▸ **Information supplied**:
---*---

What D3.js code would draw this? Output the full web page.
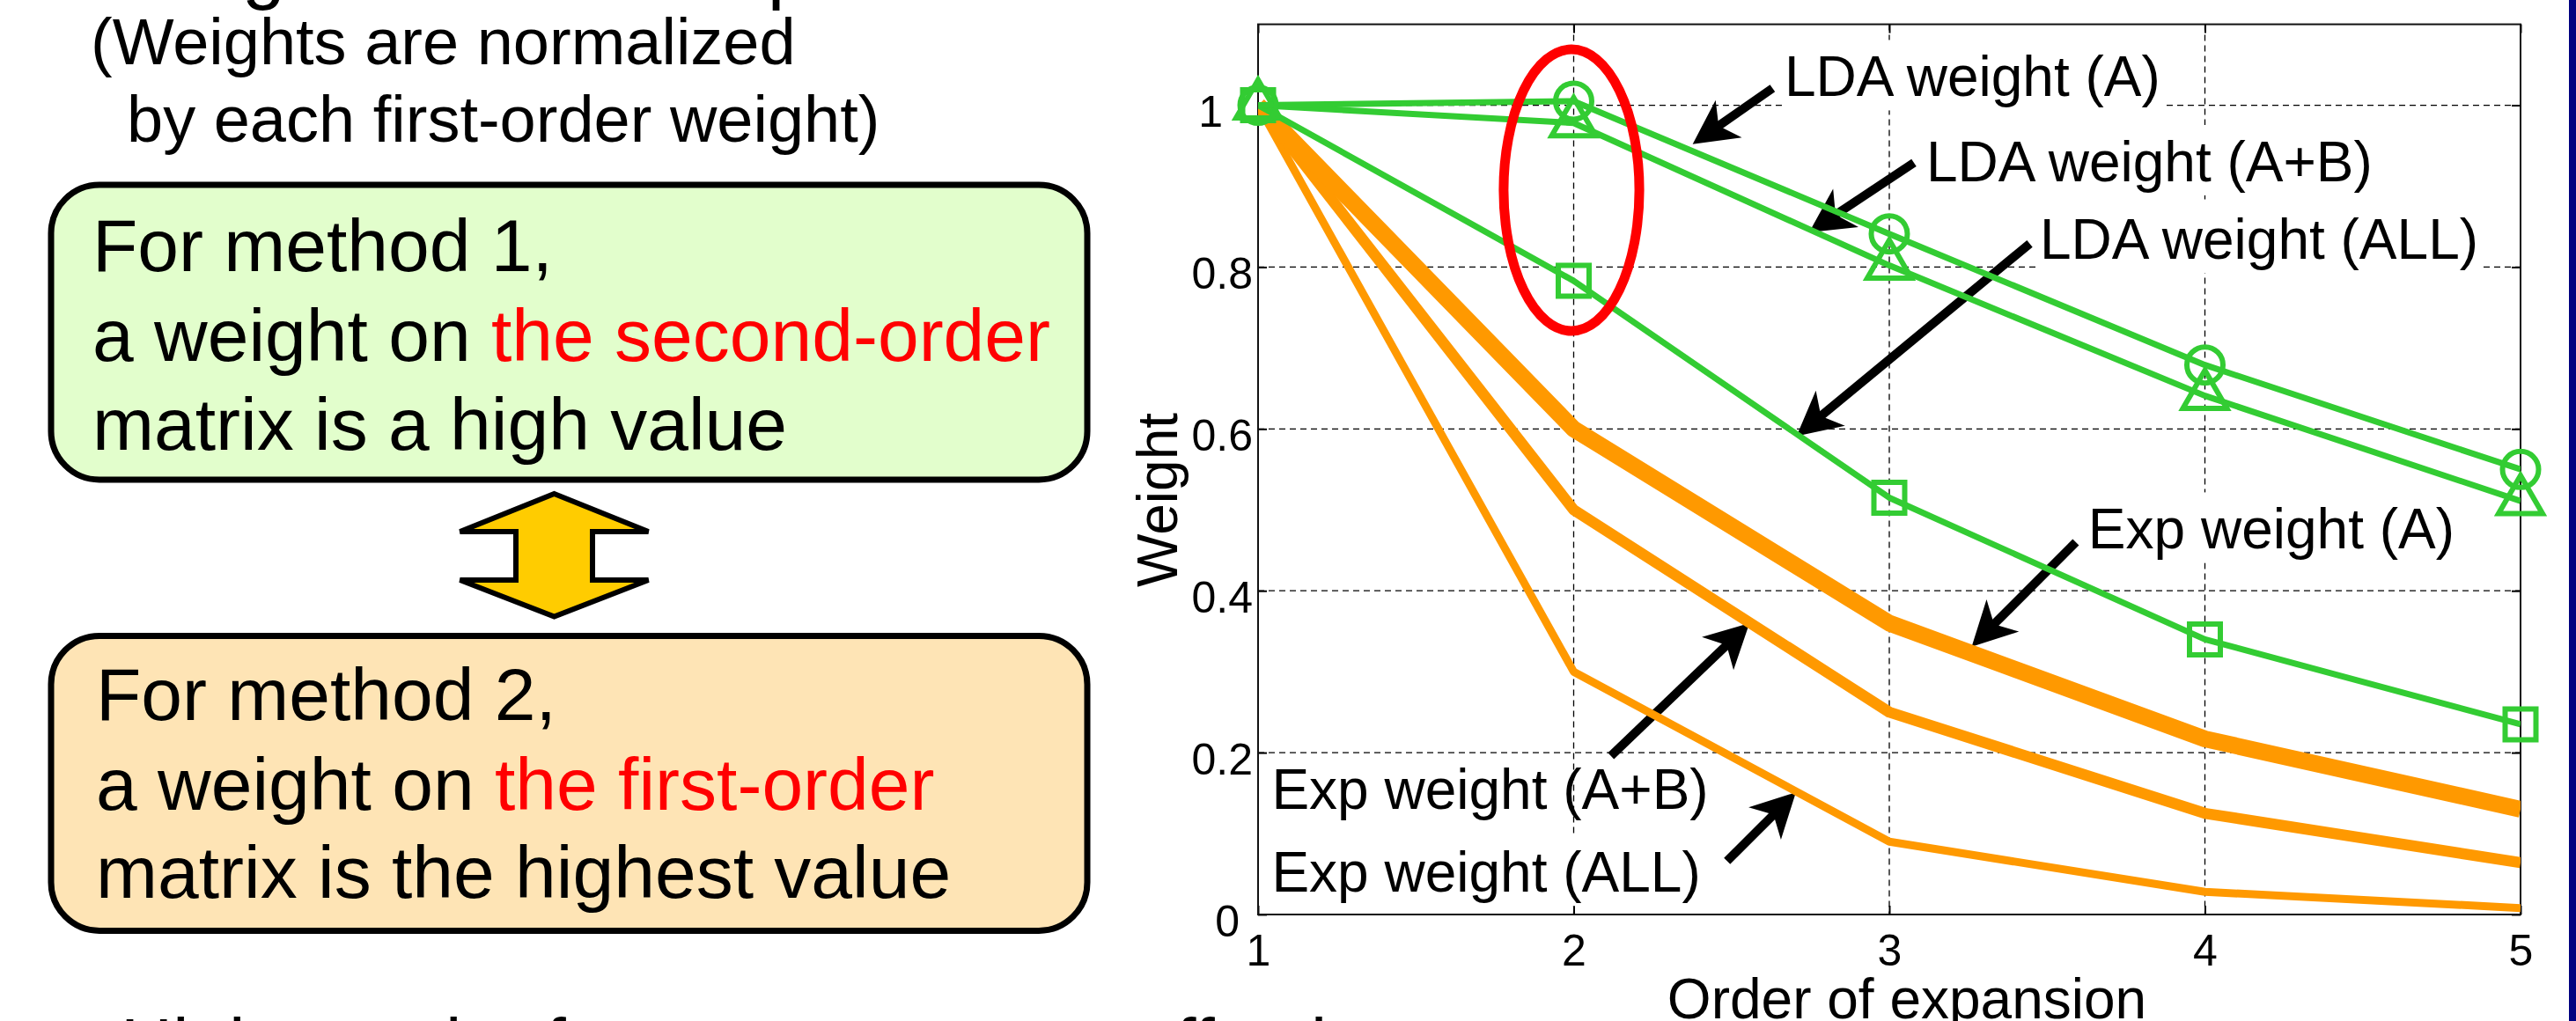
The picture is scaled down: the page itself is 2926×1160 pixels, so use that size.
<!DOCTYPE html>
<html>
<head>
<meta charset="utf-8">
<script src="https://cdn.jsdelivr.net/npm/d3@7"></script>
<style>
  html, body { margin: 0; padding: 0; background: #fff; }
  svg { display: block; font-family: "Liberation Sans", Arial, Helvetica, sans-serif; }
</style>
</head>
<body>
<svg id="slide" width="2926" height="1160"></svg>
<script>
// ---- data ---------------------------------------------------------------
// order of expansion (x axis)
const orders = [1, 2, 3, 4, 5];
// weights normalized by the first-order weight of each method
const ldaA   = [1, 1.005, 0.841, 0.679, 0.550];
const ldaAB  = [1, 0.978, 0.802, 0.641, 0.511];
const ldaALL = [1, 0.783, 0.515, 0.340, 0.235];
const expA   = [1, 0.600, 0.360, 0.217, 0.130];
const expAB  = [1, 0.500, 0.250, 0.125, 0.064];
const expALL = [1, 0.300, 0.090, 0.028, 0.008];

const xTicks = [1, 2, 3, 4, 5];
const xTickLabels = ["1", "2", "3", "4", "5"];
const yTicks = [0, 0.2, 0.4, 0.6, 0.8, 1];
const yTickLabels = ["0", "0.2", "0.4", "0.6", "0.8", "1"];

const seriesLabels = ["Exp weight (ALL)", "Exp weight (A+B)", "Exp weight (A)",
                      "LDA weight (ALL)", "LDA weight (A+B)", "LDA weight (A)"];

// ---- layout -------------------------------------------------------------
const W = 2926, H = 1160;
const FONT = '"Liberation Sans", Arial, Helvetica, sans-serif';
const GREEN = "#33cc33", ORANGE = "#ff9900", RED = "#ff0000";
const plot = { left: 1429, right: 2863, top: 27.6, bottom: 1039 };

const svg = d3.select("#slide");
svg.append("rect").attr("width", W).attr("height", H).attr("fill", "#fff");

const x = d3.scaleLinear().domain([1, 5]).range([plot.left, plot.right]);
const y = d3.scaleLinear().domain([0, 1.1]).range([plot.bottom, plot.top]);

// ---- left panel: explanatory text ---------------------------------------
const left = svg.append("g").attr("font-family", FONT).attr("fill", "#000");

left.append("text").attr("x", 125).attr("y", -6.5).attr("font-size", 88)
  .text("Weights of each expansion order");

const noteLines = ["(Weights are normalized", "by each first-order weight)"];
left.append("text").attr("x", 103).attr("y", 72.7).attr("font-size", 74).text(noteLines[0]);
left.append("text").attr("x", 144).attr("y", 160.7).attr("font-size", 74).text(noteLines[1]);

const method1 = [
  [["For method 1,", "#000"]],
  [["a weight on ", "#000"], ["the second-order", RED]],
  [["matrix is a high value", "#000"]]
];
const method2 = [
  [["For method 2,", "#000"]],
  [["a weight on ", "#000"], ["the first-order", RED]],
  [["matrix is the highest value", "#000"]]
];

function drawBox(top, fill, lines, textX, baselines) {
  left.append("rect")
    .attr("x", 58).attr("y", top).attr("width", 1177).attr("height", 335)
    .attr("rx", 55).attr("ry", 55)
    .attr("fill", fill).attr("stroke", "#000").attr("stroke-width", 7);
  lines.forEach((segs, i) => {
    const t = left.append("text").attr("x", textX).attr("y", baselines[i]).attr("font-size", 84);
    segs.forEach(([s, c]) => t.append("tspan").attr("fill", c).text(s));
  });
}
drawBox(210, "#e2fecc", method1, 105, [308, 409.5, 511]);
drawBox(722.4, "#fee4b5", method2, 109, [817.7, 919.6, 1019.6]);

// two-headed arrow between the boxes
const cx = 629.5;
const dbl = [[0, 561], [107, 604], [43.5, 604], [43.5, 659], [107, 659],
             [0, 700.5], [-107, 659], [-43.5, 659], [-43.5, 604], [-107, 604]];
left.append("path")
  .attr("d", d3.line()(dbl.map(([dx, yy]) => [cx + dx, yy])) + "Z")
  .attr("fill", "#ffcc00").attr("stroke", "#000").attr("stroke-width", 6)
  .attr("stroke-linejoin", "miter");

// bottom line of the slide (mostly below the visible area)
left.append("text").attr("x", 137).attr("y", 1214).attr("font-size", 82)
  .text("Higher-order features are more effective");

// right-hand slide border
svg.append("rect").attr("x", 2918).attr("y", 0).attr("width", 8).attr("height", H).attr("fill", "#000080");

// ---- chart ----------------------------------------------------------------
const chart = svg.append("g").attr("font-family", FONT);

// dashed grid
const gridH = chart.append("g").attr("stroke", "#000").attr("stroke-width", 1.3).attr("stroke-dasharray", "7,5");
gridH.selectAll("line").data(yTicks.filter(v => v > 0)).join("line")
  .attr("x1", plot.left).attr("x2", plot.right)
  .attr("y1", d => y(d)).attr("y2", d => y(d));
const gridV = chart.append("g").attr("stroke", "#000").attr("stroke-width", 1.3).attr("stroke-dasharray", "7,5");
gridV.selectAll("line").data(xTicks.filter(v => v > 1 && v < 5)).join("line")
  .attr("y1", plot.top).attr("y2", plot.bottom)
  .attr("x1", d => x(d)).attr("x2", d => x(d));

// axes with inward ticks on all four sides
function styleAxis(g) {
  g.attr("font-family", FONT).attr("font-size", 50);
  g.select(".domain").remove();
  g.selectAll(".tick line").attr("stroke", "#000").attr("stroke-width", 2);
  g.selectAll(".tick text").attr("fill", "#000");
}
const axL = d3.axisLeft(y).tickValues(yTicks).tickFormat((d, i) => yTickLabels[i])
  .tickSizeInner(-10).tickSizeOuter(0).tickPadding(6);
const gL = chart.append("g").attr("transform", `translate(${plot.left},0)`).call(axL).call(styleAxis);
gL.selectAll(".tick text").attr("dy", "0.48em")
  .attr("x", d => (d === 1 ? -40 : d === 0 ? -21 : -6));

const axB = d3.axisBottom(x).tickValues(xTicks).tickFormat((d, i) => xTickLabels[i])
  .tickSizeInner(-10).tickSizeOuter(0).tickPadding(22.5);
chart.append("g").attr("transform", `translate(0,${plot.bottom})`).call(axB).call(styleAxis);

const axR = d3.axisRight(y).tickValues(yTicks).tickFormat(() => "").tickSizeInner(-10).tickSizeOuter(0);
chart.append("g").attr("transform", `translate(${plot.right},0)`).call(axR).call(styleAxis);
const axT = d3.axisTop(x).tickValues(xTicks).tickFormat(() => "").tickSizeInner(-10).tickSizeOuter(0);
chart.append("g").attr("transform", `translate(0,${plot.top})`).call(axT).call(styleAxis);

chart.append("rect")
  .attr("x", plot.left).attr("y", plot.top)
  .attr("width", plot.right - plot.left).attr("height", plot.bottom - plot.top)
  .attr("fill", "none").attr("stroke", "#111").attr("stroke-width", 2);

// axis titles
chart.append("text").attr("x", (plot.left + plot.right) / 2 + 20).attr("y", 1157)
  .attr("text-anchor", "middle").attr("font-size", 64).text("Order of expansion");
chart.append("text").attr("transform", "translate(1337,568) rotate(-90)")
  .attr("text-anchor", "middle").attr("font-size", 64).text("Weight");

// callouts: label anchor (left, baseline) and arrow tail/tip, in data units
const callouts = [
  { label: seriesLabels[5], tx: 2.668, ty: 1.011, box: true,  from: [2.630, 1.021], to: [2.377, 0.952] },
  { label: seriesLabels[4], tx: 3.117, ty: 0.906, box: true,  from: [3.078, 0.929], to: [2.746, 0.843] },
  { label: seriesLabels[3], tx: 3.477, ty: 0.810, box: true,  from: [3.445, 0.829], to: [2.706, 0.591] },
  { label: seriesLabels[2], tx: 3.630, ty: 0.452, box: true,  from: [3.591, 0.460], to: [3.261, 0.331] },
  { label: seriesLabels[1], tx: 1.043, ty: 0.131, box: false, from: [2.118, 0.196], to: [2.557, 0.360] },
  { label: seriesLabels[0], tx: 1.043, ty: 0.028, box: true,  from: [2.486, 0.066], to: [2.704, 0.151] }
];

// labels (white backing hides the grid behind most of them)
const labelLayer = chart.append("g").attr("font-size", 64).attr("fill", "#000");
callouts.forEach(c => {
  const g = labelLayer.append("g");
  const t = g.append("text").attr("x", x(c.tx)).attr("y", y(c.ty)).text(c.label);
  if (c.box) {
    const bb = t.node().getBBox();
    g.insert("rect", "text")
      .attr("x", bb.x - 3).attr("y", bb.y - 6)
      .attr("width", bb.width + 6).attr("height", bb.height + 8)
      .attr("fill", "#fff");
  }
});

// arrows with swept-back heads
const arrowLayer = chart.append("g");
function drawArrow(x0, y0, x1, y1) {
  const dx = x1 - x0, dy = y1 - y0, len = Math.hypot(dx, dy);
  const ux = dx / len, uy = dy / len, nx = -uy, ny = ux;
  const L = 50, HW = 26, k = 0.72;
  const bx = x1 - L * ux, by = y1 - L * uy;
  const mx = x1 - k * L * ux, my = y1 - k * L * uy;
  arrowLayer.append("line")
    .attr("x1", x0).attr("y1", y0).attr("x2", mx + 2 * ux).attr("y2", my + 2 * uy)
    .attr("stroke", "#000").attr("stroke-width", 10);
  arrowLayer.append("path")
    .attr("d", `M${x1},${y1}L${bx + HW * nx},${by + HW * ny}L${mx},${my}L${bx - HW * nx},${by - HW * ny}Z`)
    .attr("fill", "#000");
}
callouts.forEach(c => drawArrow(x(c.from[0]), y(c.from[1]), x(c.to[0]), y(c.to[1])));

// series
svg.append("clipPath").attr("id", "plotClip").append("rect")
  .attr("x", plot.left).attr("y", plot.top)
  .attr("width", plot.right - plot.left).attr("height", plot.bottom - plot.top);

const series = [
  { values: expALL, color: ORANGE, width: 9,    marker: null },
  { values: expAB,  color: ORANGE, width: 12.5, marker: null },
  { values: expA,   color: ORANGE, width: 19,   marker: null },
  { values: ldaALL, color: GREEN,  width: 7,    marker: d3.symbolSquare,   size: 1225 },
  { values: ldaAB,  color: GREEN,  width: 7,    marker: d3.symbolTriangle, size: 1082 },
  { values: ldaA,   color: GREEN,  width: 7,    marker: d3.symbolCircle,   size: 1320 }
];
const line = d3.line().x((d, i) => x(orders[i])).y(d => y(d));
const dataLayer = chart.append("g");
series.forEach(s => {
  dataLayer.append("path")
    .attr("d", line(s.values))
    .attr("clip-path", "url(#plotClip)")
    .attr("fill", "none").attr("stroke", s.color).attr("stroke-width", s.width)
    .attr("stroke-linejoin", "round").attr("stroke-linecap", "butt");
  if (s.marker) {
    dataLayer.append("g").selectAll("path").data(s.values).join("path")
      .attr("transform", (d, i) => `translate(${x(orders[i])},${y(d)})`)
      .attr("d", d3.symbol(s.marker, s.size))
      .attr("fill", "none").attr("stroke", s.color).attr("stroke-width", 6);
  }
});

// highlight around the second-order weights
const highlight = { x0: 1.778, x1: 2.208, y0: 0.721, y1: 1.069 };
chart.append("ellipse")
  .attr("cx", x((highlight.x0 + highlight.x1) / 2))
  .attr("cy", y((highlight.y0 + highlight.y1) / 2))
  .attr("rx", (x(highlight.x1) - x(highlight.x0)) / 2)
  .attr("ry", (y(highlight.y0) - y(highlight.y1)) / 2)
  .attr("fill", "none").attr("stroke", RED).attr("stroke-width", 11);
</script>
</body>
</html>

---*---

▸ **Goal of the exercise**: The lines from the top of the data above through the one holding "of each expansion" are to be repeated exactly, and only those, with no pictures.

▸ **Expected answer**:
What D3.js code would draw this? Output the full web page.
The picture is scaled down: the page itself is 2926×1160 pixels, so use that size.
<!DOCTYPE html>
<html>
<head>
<meta charset="utf-8">
<script src="https://cdn.jsdelivr.net/npm/d3@7"></script>
<style>
  html, body { margin: 0; padding: 0; background: #fff; }
  svg { display: block; font-family: "Liberation Sans", Arial, Helvetica, sans-serif; }
</style>
</head>
<body>
<svg id="slide" width="2926" height="1160"></svg>
<script>
// ---- data ---------------------------------------------------------------
// order of expansion (x axis)
const orders = [1, 2, 3, 4, 5];
// weights normalized by the first-order weight of each method
const ldaA   = [1, 1.005, 0.841, 0.679, 0.550];
const ldaAB  = [1, 0.978, 0.802, 0.641, 0.511];
const ldaALL = [1, 0.783, 0.515, 0.340, 0.235];
const expA   = [1, 0.600, 0.360, 0.217, 0.130];
const expAB  = [1, 0.500, 0.250, 0.125, 0.064];
const expALL = [1, 0.300, 0.090, 0.028, 0.008];

const xTicks = [1, 2, 3, 4, 5];
const xTickLabels = ["1", "2", "3", "4", "5"];
const yTicks = [0, 0.2, 0.4, 0.6, 0.8, 1];
const yTickLabels = ["0", "0.2", "0.4", "0.6", "0.8", "1"];

const seriesLabels = ["Exp weight (ALL)", "Exp weight (A+B)", "Exp weight (A)",
                      "LDA weight (ALL)", "LDA weight (A+B)", "LDA weight (A)"];

// ---- layout -------------------------------------------------------------
const W = 2926, H = 1160;
const FONT = '"Liberation Sans", Arial, Helvetica, sans-serif';
const GREEN = "#33cc33", ORANGE = "#ff9900", RED = "#ff0000";
const plot = { left: 1429, right: 2863, top: 27.6, bottom: 1039 };

const svg = d3.select("#slide");
svg.append("rect").attr("width", W).attr("height", H).attr("fill", "#fff");

const x = d3.scaleLinear().domain([1, 5]).range([plot.left, plot.right]);
const y = d3.scaleLinear().domain([0, 1.1]).range([plot.bottom, plot.top]);

// ---- left panel: explanatory text ---------------------------------------
const left = svg.append("g").attr("font-family", FONT).attr("fill", "#000");

left.append("text").attr("x", 125).attr("y", -6.5).attr("font-size", 88)
  .text("Weights of each expansion order");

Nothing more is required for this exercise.